Back in his native Cheshire, William finds the landmarks and practices of community ritual destroyed or marginalised by growing land enclosure, expanding agriculture and a greater degree of social control. He re-encounters Edward Stanley, now a vicar presiding over a local school in which the local children are taught literacy but also meekness. Despite Edward's compromises and failures - and evident lack of spiritual understanding - William acknowledges his former friend's "velvet true heart" and gives him the woomera. William also finds Esther – long-since married to someone else and the mother of a young man who works as a weaver, selling to the growing local market towns. Esther has named her son after William, but it is strongly implied that his actual father is Edward.
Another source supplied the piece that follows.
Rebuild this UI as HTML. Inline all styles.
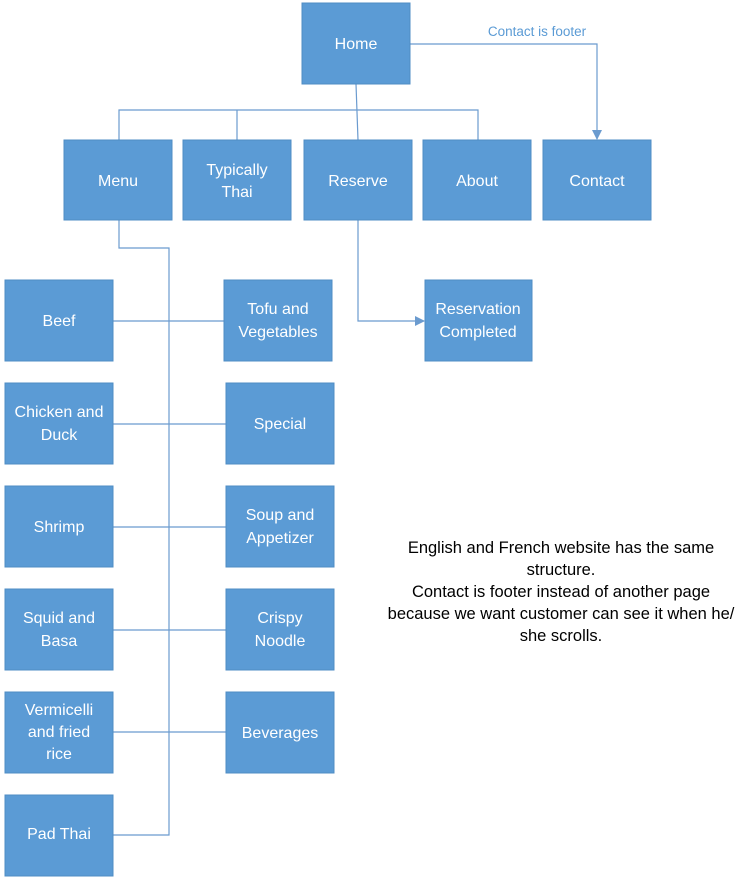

Though heartbroken, William accepts these events as part of "the Dance." Bidding Esther goodbye for the last time, he leaves to ritually walk the landscapes of his home as he once walked the landscapes of Australia. In doing so, he senses continuance concealed beneath the changes, and is somewhat comforted. His walk ends in the church, in which he now sees the patterns of native English, native Australian and mystical Christianity all layered together. Taking off his clothes and painting his body with clay, he once again puts on the aspect of an Aboriginal shaman. Performing a spirit dance inside the church, he unites the patterns of his own life and its two cultures.
Major themes
The book is rich in idiom, folk expressions and word play, as well as aboriginal motifs both visual and conceptual. Time is treated as cyclic, not linear, and experience is approached in immediate terms rather than preconceived constructs. The landscape of Cheshire and his life there live in Will's mind as an anchor of memory that he never forsakes. His return home is an overwhelming experience.
Literary significance & criticism
The book is seen by critics of Garner's work as related in style and structure to Red Shift (1973) and Thursbitch (2003). In all three time is fragmented, since it is approached through the characters' inner lives in terms of both memory and experience, and it is their idea of their identity that shapes the experience.